# Problem to solve:
Exclude images, then output the remaining data verbatim.

# Provided material:
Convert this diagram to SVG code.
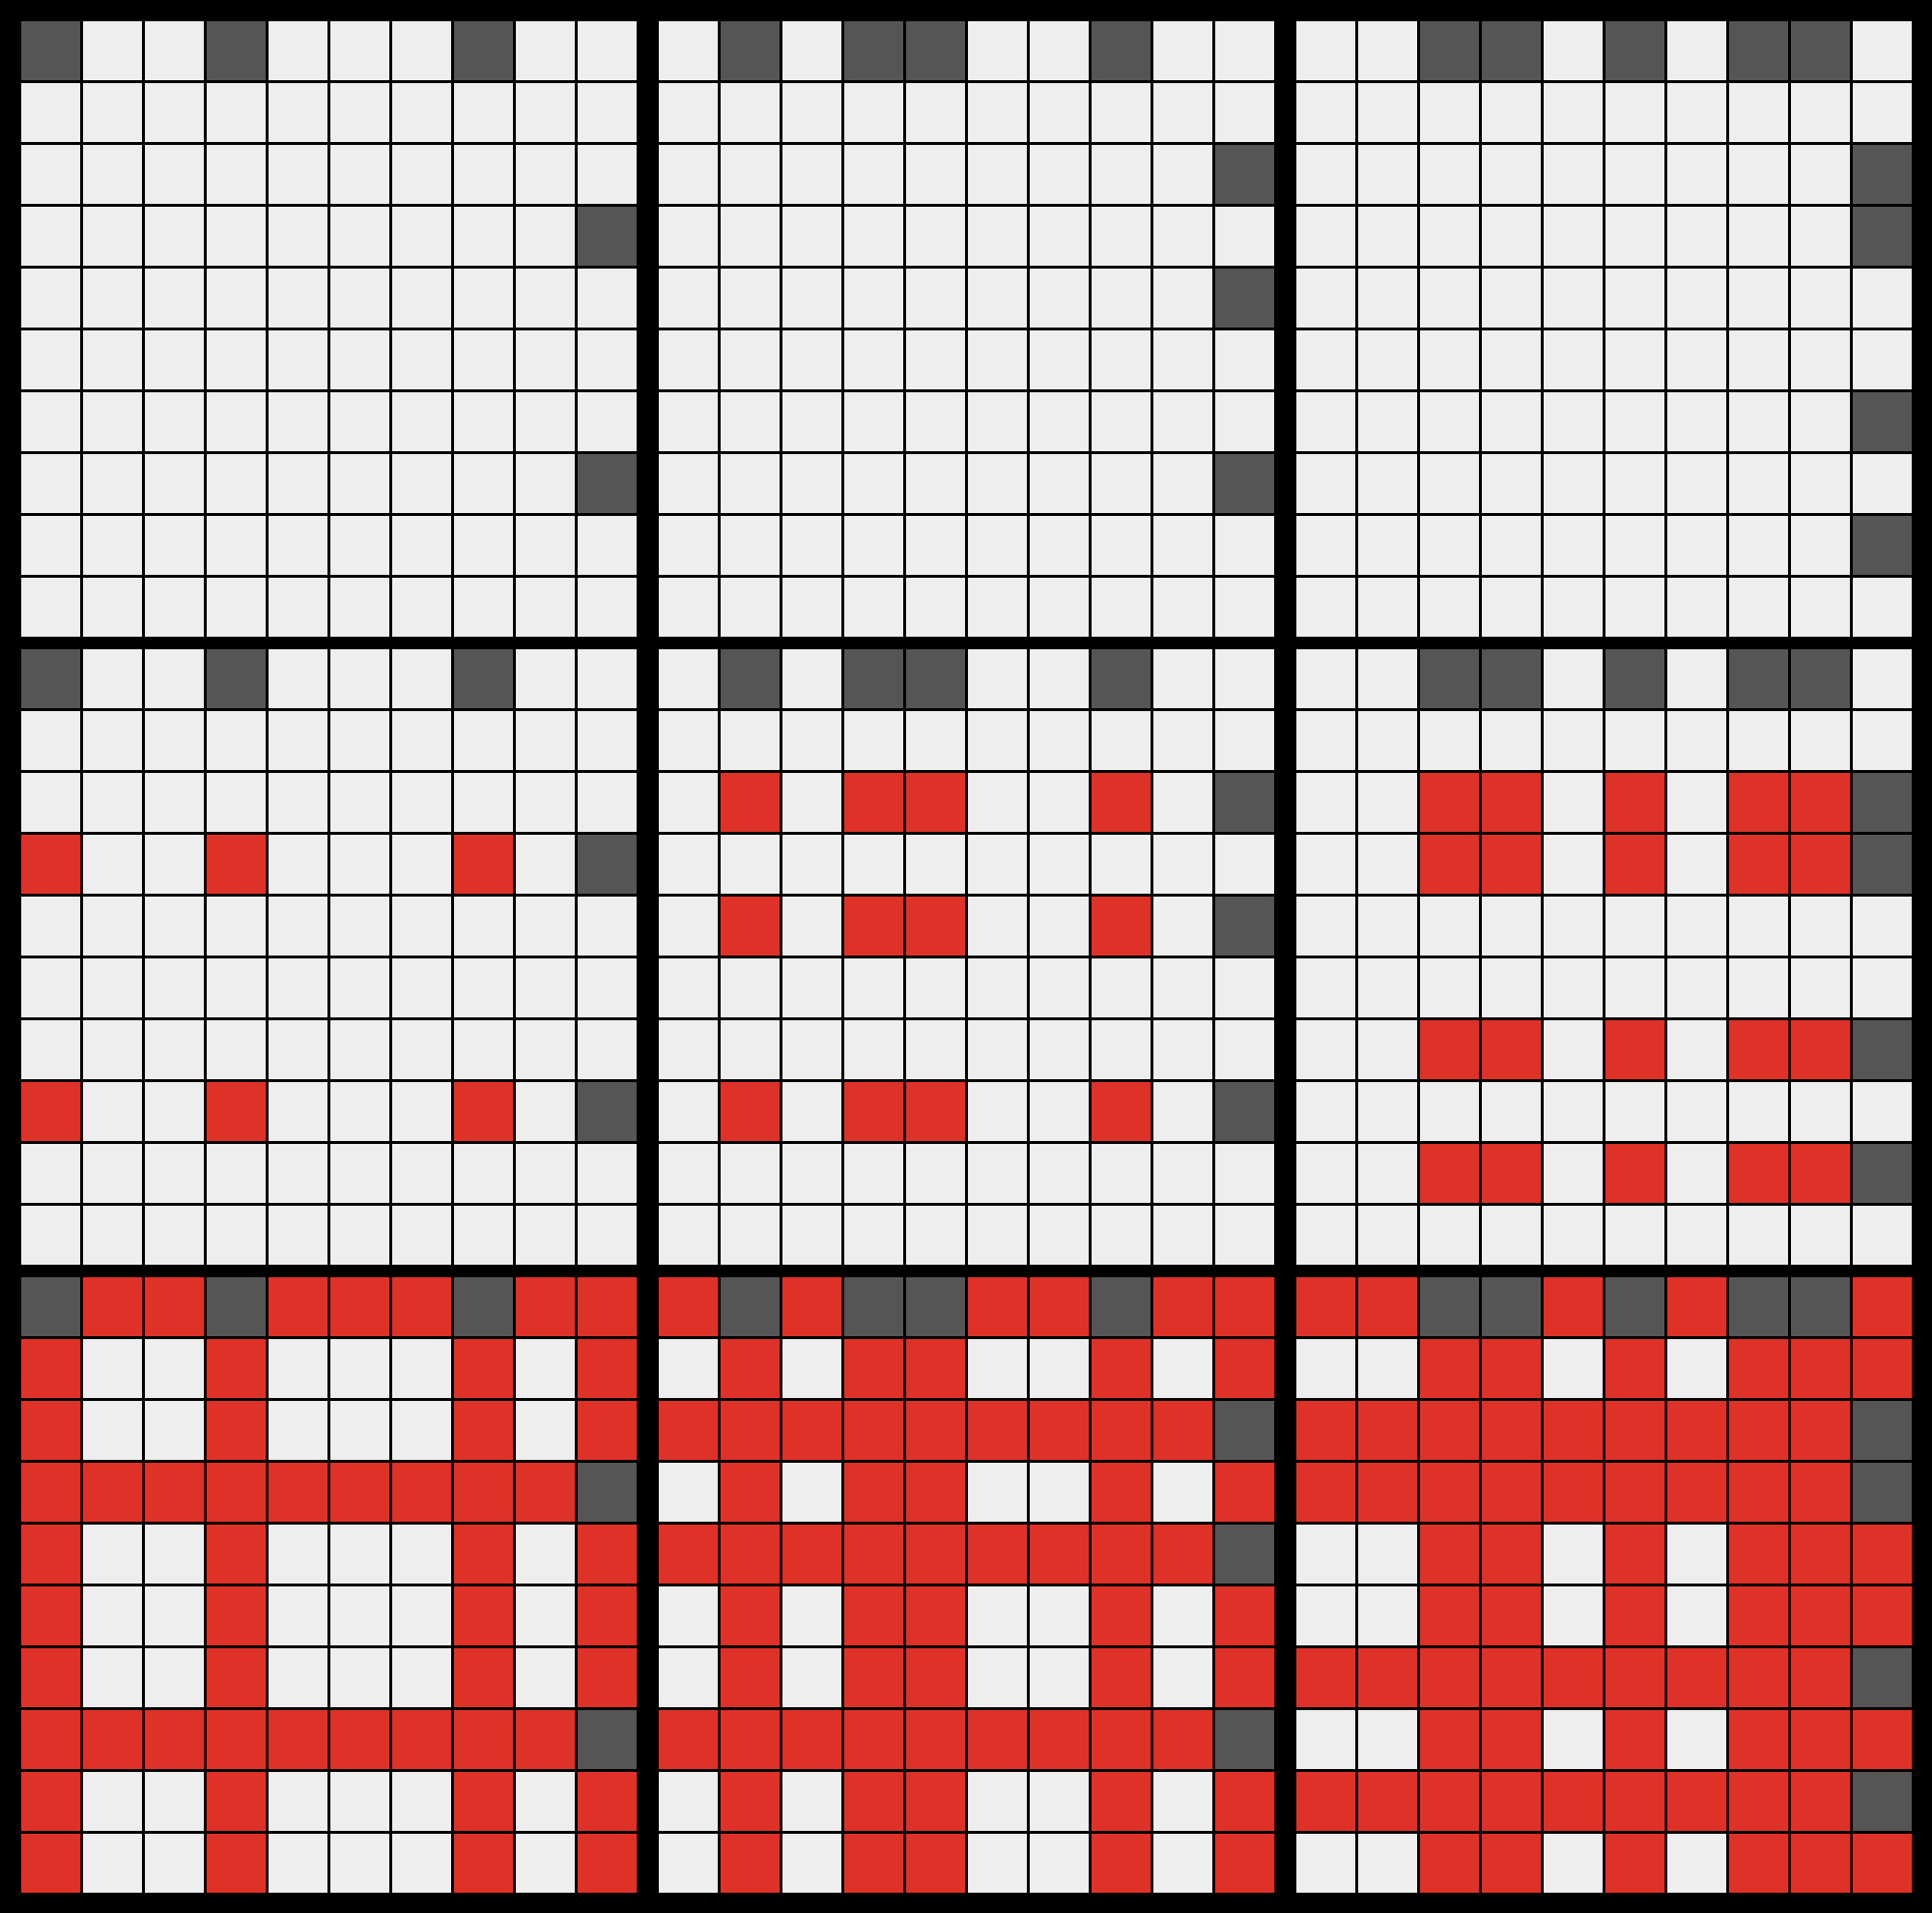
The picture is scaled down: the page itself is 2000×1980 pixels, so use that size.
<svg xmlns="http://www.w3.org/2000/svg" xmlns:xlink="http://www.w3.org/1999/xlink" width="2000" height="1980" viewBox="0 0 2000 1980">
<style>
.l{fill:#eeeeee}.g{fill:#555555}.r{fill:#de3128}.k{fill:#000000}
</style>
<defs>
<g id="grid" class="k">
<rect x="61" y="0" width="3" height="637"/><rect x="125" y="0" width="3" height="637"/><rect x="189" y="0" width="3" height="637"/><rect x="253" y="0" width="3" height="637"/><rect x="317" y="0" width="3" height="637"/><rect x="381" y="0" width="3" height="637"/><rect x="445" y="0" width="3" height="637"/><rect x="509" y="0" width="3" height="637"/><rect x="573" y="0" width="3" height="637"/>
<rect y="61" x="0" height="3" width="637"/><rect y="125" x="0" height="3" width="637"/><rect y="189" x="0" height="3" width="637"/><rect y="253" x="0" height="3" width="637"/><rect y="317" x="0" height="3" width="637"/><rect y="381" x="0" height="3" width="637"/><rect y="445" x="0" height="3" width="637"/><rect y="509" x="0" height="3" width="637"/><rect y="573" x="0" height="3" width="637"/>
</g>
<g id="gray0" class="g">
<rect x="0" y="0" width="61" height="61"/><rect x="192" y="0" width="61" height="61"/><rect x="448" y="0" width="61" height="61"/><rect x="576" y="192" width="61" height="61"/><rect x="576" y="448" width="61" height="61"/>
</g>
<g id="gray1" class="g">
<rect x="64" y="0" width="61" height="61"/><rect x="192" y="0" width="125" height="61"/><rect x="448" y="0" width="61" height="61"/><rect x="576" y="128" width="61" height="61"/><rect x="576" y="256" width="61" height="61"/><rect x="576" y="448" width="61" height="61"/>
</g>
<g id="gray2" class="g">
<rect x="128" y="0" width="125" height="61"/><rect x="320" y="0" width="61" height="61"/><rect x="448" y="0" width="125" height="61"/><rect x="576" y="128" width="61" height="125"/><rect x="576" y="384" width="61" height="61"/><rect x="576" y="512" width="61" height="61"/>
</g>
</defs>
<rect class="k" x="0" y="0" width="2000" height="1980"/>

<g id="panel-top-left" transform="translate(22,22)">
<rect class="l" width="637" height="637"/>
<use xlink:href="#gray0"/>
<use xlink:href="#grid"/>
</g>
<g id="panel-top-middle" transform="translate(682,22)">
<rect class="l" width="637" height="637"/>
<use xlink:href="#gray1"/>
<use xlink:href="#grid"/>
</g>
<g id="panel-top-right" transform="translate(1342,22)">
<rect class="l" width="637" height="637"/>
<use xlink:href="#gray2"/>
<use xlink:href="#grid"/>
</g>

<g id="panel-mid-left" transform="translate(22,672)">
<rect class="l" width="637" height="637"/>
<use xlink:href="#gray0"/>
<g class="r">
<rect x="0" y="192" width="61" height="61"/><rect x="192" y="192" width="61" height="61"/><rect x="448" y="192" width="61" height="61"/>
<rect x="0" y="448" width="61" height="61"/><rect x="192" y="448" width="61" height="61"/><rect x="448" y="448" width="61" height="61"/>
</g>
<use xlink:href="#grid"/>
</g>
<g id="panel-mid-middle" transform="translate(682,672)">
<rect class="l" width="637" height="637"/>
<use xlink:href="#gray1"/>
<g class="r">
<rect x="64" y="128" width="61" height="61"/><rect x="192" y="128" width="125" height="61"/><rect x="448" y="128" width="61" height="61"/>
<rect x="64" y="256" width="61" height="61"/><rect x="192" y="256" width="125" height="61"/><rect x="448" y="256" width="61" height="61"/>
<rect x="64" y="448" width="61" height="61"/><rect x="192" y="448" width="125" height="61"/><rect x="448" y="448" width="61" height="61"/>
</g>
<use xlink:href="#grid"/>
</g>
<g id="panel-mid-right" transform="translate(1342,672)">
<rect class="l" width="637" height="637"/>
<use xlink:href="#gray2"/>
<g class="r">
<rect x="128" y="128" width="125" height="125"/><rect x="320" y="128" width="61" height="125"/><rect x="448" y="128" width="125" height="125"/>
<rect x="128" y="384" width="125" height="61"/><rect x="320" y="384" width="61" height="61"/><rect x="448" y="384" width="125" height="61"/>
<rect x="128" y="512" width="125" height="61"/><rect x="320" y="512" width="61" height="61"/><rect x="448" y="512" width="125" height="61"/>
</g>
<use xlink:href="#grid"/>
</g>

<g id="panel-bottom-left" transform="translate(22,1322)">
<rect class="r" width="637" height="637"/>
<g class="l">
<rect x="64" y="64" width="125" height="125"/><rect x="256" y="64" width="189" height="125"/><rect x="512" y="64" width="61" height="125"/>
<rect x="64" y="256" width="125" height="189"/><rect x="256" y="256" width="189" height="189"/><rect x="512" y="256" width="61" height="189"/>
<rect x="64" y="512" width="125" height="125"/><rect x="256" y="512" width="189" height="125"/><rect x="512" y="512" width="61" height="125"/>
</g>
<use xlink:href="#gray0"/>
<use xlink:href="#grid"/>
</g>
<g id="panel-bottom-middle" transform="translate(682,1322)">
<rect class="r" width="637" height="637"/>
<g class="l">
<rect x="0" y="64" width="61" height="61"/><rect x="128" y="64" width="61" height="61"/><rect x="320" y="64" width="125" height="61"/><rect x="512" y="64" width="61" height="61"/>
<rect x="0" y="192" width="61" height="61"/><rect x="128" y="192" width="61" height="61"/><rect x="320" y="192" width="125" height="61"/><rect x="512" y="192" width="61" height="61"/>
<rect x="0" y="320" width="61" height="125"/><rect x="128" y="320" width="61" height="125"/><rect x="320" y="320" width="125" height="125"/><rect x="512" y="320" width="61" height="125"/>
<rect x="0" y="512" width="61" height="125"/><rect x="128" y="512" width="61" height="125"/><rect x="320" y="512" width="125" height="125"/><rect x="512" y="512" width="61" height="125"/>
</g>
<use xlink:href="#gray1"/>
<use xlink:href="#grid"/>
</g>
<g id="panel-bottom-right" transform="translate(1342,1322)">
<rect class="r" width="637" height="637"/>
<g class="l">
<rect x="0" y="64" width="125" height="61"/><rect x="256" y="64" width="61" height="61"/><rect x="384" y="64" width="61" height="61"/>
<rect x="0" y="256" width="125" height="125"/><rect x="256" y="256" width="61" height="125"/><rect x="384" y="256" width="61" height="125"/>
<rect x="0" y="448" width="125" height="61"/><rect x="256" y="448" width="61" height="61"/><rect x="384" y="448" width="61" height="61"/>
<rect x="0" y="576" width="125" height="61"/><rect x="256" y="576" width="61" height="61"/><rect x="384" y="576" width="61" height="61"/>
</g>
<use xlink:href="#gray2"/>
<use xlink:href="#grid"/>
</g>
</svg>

# Reply to the task:
Convert this diagram to SVG code.
The picture is scaled down: the page itself is 2000×1980 pixels, so use that size.
<svg xmlns="http://www.w3.org/2000/svg" xmlns:xlink="http://www.w3.org/1999/xlink" width="2000" height="1980" viewBox="0 0 2000 1980">
<style>
.l{fill:#eeeeee}.g{fill:#555555}.r{fill:#de3128}.k{fill:#000000}
</style>
<defs>
<g id="grid" class="k">
<rect x="61" y="0" width="3" height="637"/><rect x="125" y="0" width="3" height="637"/><rect x="189" y="0" width="3" height="637"/><rect x="253" y="0" width="3" height="637"/><rect x="317" y="0" width="3" height="637"/><rect x="381" y="0" width="3" height="637"/><rect x="445" y="0" width="3" height="637"/><rect x="509" y="0" width="3" height="637"/><rect x="573" y="0" width="3" height="637"/>
<rect y="61" x="0" height="3" width="637"/><rect y="125" x="0" height="3" width="637"/><rect y="189" x="0" height="3" width="637"/><rect y="253" x="0" height="3" width="637"/><rect y="317" x="0" height="3" width="637"/><rect y="381" x="0" height="3" width="637"/><rect y="445" x="0" height="3" width="637"/><rect y="509" x="0" height="3" width="637"/><rect y="573" x="0" height="3" width="637"/>
</g>
<g id="gray0" class="g">
<rect x="0" y="0" width="61" height="61"/><rect x="192" y="0" width="61" height="61"/><rect x="448" y="0" width="61" height="61"/><rect x="576" y="192" width="61" height="61"/><rect x="576" y="448" width="61" height="61"/>
</g>
<g id="gray1" class="g">
<rect x="64" y="0" width="61" height="61"/><rect x="192" y="0" width="125" height="61"/><rect x="448" y="0" width="61" height="61"/><rect x="576" y="128" width="61" height="61"/><rect x="576" y="256" width="61" height="61"/><rect x="576" y="448" width="61" height="61"/>
</g>
<g id="gray2" class="g">
<rect x="128" y="0" width="125" height="61"/><rect x="320" y="0" width="61" height="61"/><rect x="448" y="0" width="125" height="61"/><rect x="576" y="128" width="61" height="125"/><rect x="576" y="384" width="61" height="61"/><rect x="576" y="512" width="61" height="61"/>
</g>
</defs>
<rect class="k" x="0" y="0" width="2000" height="1980"/>

<g id="panel-top-left" transform="translate(22,22)">
<rect class="l" width="637" height="637"/>
<use xlink:href="#gray0"/>
<use xlink:href="#grid"/>
</g>
<g id="panel-top-middle" transform="translate(682,22)">
<rect class="l" width="637" height="637"/>
<use xlink:href="#gray1"/>
<use xlink:href="#grid"/>
</g>
<g id="panel-top-right" transform="translate(1342,22)">
<rect class="l" width="637" height="637"/>
<use xlink:href="#gray2"/>
<use xlink:href="#grid"/>
</g>

<g id="panel-mid-left" transform="translate(22,672)">
<rect class="l" width="637" height="637"/>
<use xlink:href="#gray0"/>
<g class="r">
<rect x="0" y="192" width="61" height="61"/><rect x="192" y="192" width="61" height="61"/><rect x="448" y="192" width="61" height="61"/>
<rect x="0" y="448" width="61" height="61"/><rect x="192" y="448" width="61" height="61"/><rect x="448" y="448" width="61" height="61"/>
</g>
<use xlink:href="#grid"/>
</g>
<g id="panel-mid-middle" transform="translate(682,672)">
<rect class="l" width="637" height="637"/>
<use xlink:href="#gray1"/>
<g class="r">
<rect x="64" y="128" width="61" height="61"/><rect x="192" y="128" width="125" height="61"/><rect x="448" y="128" width="61" height="61"/>
<rect x="64" y="256" width="61" height="61"/><rect x="192" y="256" width="125" height="61"/><rect x="448" y="256" width="61" height="61"/>
<rect x="64" y="448" width="61" height="61"/><rect x="192" y="448" width="125" height="61"/><rect x="448" y="448" width="61" height="61"/>
</g>
<use xlink:href="#grid"/>
</g>
<g id="panel-mid-right" transform="translate(1342,672)">
<rect class="l" width="637" height="637"/>
<use xlink:href="#gray2"/>
<g class="r">
<rect x="128" y="128" width="125" height="125"/><rect x="320" y="128" width="61" height="125"/><rect x="448" y="128" width="125" height="125"/>
<rect x="128" y="384" width="125" height="61"/><rect x="320" y="384" width="61" height="61"/><rect x="448" y="384" width="125" height="61"/>
<rect x="128" y="512" width="125" height="61"/><rect x="320" y="512" width="61" height="61"/><rect x="448" y="512" width="125" height="61"/>
</g>
<use xlink:href="#grid"/>
</g>

<g id="panel-bottom-left" transform="translate(22,1322)">
<rect class="r" width="637" height="637"/>
<g class="l">
<rect x="64" y="64" width="125" height="125"/><rect x="256" y="64" width="189" height="125"/><rect x="512" y="64" width="61" height="125"/>
<rect x="64" y="256" width="125" height="189"/><rect x="256" y="256" width="189" height="189"/><rect x="512" y="256" width="61" height="189"/>
<rect x="64" y="512" width="125" height="125"/><rect x="256" y="512" width="189" height="125"/><rect x="512" y="512" width="61" height="125"/>
</g>
<use xlink:href="#gray0"/>
<use xlink:href="#grid"/>
</g>
<g id="panel-bottom-middle" transform="translate(682,1322)">
<rect class="r" width="637" height="637"/>
<g class="l">
<rect x="0" y="64" width="61" height="61"/><rect x="128" y="64" width="61" height="61"/><rect x="320" y="64" width="125" height="61"/><rect x="512" y="64" width="61" height="61"/>
<rect x="0" y="192" width="61" height="61"/><rect x="128" y="192" width="61" height="61"/><rect x="320" y="192" width="125" height="61"/><rect x="512" y="192" width="61" height="61"/>
<rect x="0" y="320" width="61" height="125"/><rect x="128" y="320" width="61" height="125"/><rect x="320" y="320" width="125" height="125"/><rect x="512" y="320" width="61" height="125"/>
<rect x="0" y="512" width="61" height="125"/><rect x="128" y="512" width="61" height="125"/><rect x="320" y="512" width="125" height="125"/><rect x="512" y="512" width="61" height="125"/>
</g>
<use xlink:href="#gray1"/>
<use xlink:href="#grid"/>
</g>
<g id="panel-bottom-right" transform="translate(1342,1322)">
<rect class="r" width="637" height="637"/>
<g class="l">
<rect x="0" y="64" width="125" height="61"/><rect x="256" y="64" width="61" height="61"/><rect x="384" y="64" width="61" height="61"/>
<rect x="0" y="256" width="125" height="125"/><rect x="256" y="256" width="61" height="125"/><rect x="384" y="256" width="61" height="125"/>
<rect x="0" y="448" width="125" height="61"/><rect x="256" y="448" width="61" height="61"/><rect x="384" y="448" width="61" height="61"/>
<rect x="0" y="576" width="125" height="61"/><rect x="256" y="576" width="61" height="61"/><rect x="384" y="576" width="61" height="61"/>
</g>
<use xlink:href="#gray2"/>
<use xlink:href="#grid"/>
</g>
</svg>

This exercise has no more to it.